DIRECTIONS:
Locate the lines that hold the string "this". Copy every such line.

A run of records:
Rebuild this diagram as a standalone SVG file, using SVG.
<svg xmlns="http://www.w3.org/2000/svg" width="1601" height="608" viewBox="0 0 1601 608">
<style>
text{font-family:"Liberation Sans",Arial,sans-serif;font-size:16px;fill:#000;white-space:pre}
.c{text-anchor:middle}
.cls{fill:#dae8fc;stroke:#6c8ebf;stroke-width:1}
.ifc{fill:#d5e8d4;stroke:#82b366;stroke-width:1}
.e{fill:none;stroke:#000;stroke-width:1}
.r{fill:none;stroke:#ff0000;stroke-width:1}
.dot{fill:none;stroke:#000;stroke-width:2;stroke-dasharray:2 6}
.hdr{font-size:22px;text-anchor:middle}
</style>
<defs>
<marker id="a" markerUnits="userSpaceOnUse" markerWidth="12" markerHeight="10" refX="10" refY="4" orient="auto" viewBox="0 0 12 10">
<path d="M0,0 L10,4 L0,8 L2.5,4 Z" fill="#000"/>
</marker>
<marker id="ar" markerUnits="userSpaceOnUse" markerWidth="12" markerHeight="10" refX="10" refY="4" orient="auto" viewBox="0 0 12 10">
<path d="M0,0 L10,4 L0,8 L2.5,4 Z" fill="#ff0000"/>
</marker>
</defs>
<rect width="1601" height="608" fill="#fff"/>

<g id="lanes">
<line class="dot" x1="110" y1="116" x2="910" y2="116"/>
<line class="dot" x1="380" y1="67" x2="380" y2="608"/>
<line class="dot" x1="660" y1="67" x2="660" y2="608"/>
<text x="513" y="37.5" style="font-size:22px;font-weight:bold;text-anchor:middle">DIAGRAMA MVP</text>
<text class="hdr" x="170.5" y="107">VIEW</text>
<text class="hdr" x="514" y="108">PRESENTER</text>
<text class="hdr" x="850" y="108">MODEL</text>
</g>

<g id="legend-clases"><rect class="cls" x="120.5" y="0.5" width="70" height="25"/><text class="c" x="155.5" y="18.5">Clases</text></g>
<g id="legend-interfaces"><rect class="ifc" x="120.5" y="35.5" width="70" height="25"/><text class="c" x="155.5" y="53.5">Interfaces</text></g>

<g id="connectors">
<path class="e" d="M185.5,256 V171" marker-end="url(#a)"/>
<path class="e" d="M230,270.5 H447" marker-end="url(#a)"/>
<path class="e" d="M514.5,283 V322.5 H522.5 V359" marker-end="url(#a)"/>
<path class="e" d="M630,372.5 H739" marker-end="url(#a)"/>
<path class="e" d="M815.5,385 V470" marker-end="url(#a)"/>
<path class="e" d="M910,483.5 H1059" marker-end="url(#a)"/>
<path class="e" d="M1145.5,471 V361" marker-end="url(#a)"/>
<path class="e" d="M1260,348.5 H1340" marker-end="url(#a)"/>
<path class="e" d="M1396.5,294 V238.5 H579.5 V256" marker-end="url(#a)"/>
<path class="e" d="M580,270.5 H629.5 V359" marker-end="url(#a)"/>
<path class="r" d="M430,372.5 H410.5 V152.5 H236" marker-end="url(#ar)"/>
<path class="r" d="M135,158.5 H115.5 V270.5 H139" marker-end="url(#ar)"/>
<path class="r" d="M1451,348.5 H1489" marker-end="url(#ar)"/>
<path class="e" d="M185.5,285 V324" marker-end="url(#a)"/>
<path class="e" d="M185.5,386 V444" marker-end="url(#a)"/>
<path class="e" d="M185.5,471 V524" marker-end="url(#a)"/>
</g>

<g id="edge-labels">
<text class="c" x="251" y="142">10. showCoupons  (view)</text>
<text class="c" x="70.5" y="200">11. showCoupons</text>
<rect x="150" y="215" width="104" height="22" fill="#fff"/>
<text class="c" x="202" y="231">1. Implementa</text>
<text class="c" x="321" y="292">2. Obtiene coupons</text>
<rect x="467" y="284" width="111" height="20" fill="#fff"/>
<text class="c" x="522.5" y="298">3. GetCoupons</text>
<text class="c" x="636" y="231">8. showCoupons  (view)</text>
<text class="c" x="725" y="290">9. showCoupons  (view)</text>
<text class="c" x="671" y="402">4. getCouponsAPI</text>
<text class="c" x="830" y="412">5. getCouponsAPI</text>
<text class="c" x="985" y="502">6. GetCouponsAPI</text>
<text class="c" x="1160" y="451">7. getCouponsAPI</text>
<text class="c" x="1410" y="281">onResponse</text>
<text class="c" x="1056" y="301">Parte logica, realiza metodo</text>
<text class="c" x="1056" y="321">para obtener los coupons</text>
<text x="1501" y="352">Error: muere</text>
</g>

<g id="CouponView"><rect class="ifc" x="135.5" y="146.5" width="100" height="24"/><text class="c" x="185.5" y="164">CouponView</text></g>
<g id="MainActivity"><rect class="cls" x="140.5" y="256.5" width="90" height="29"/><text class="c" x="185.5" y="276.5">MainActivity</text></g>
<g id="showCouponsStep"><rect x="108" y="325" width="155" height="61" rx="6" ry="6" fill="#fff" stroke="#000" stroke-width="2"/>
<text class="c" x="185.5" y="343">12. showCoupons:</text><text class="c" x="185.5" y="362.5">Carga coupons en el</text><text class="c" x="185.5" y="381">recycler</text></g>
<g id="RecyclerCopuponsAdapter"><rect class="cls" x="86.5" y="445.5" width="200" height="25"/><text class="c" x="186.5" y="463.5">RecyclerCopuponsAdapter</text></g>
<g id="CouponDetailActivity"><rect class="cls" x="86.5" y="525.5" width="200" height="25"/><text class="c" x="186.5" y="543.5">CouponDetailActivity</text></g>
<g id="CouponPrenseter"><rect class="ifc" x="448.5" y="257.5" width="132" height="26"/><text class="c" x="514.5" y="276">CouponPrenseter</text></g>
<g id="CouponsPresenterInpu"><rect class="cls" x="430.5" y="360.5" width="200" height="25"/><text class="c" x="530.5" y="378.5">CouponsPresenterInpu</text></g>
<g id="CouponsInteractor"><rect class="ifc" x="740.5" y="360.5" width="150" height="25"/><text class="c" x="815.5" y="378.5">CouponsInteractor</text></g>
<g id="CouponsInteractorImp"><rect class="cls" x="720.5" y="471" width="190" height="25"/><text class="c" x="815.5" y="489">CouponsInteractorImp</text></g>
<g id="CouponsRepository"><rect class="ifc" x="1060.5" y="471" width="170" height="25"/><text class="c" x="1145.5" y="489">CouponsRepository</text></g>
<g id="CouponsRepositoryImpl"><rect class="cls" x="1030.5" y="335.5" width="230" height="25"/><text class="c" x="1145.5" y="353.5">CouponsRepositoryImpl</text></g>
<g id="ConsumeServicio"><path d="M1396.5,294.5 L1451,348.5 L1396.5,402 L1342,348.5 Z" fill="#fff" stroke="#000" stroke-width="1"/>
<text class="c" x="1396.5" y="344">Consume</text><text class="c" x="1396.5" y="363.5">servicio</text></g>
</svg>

==

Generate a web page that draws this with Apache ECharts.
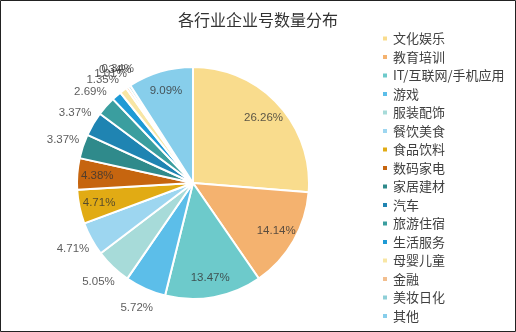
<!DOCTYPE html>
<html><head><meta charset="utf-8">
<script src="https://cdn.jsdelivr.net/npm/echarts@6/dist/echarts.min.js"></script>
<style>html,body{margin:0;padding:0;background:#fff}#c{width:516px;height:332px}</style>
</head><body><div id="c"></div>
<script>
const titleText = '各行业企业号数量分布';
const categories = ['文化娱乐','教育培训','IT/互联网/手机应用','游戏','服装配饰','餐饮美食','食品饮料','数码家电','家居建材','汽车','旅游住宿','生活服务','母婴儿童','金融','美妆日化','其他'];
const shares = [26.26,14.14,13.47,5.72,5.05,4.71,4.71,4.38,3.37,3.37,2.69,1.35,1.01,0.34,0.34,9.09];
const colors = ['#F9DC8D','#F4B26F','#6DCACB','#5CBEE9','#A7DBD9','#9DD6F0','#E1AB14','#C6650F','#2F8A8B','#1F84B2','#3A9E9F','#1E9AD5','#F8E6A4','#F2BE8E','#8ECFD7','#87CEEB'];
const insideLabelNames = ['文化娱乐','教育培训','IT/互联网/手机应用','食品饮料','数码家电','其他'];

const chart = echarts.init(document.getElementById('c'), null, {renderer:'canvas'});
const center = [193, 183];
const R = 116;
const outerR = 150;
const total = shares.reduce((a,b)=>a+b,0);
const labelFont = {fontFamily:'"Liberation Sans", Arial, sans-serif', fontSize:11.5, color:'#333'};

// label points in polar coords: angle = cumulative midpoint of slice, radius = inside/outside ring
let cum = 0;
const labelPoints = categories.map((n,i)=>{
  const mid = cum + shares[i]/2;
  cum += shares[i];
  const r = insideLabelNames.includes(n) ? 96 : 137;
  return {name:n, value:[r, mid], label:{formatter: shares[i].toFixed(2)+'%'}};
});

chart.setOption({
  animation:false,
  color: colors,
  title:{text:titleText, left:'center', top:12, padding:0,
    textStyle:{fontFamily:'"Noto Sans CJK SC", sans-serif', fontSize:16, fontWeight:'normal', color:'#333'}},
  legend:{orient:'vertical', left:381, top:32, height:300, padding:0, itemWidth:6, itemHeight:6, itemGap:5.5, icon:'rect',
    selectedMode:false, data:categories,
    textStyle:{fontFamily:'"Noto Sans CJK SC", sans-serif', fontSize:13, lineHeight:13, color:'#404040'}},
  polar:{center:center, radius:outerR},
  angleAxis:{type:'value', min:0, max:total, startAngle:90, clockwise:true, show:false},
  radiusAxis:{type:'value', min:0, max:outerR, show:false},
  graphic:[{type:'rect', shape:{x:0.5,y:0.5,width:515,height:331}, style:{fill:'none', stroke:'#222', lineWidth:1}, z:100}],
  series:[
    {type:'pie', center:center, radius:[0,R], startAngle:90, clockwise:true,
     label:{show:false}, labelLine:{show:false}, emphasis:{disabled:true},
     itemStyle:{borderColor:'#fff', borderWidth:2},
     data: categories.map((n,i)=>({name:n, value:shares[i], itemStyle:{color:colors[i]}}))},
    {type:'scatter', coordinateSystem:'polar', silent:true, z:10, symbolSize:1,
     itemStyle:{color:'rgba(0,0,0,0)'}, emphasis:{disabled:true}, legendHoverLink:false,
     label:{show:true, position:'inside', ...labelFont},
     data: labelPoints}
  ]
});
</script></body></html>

...

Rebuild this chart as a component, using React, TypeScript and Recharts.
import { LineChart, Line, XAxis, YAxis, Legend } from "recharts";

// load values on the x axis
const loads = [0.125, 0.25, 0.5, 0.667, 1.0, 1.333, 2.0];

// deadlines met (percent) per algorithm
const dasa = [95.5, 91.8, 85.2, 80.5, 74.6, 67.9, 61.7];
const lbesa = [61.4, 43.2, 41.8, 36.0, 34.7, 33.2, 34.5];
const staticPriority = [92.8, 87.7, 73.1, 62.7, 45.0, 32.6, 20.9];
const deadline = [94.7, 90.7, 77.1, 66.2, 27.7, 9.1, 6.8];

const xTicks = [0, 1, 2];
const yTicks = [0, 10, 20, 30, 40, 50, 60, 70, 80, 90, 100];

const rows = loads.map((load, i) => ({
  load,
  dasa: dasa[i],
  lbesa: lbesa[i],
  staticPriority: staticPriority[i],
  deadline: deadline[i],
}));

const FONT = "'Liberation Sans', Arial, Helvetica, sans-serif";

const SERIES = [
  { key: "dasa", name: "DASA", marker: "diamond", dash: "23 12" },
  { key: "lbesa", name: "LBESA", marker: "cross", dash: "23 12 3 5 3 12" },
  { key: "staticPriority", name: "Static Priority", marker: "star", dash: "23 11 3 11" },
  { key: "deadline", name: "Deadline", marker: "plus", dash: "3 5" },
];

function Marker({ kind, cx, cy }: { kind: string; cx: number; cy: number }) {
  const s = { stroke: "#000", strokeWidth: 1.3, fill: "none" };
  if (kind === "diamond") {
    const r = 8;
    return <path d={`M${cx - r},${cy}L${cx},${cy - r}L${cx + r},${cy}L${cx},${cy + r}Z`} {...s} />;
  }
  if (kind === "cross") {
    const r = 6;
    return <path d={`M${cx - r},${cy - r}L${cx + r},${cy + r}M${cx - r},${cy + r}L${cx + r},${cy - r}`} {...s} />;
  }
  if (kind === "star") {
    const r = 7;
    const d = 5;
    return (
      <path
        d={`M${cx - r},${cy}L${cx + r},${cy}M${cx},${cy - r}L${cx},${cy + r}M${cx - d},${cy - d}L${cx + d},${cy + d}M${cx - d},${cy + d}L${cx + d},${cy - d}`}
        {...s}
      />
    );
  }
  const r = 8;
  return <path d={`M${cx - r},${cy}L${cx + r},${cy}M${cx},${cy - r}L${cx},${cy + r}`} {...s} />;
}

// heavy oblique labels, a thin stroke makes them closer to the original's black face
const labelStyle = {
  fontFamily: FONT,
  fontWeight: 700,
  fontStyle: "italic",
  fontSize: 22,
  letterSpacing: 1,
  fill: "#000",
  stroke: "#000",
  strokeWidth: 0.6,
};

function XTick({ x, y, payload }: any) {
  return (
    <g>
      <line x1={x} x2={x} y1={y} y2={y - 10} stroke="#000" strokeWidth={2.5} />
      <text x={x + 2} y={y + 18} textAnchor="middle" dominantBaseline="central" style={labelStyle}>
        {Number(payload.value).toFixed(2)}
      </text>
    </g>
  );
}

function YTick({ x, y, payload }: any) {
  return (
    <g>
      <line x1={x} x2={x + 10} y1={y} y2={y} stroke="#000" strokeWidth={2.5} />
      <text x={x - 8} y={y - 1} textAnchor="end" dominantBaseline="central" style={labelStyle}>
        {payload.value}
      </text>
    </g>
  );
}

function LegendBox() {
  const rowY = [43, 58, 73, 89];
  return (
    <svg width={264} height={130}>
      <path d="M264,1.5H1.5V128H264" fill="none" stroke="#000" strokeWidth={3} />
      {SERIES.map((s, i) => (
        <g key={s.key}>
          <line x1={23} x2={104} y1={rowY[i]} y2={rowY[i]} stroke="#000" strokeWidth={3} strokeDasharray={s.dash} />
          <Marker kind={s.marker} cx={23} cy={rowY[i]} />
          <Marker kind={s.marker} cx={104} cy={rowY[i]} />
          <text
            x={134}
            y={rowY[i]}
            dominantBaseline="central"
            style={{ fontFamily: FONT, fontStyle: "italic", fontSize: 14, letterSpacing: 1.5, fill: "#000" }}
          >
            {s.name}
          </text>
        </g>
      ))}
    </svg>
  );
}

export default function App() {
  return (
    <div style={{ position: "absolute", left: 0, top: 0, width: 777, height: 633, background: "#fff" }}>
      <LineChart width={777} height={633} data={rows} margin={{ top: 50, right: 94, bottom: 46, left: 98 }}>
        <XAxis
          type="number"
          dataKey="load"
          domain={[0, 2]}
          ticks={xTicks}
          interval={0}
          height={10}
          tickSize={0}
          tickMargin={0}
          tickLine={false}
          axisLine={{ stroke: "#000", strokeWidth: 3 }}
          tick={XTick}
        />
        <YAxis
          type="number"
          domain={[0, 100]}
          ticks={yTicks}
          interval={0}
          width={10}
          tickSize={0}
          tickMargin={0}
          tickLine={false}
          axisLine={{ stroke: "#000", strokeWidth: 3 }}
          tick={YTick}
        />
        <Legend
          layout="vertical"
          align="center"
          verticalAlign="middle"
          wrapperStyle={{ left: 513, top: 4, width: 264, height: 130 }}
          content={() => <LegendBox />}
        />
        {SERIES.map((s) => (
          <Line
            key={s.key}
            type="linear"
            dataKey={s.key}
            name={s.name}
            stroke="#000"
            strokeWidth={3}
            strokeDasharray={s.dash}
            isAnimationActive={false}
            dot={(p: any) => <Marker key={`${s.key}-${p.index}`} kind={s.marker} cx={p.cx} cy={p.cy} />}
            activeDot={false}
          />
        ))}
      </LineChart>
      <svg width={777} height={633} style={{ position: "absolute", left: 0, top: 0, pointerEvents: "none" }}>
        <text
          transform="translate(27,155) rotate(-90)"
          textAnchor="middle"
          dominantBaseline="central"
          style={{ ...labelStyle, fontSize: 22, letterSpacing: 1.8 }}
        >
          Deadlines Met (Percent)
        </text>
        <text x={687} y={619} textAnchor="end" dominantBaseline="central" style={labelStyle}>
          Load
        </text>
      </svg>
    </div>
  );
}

FINAL RESULT:
Rebuild this diagram as a standalone SVG file, using SVG.
Generate a web page that draws this with Apache ECharts.
Rebuild this chart as a component, using React, TypeScript and Recharts.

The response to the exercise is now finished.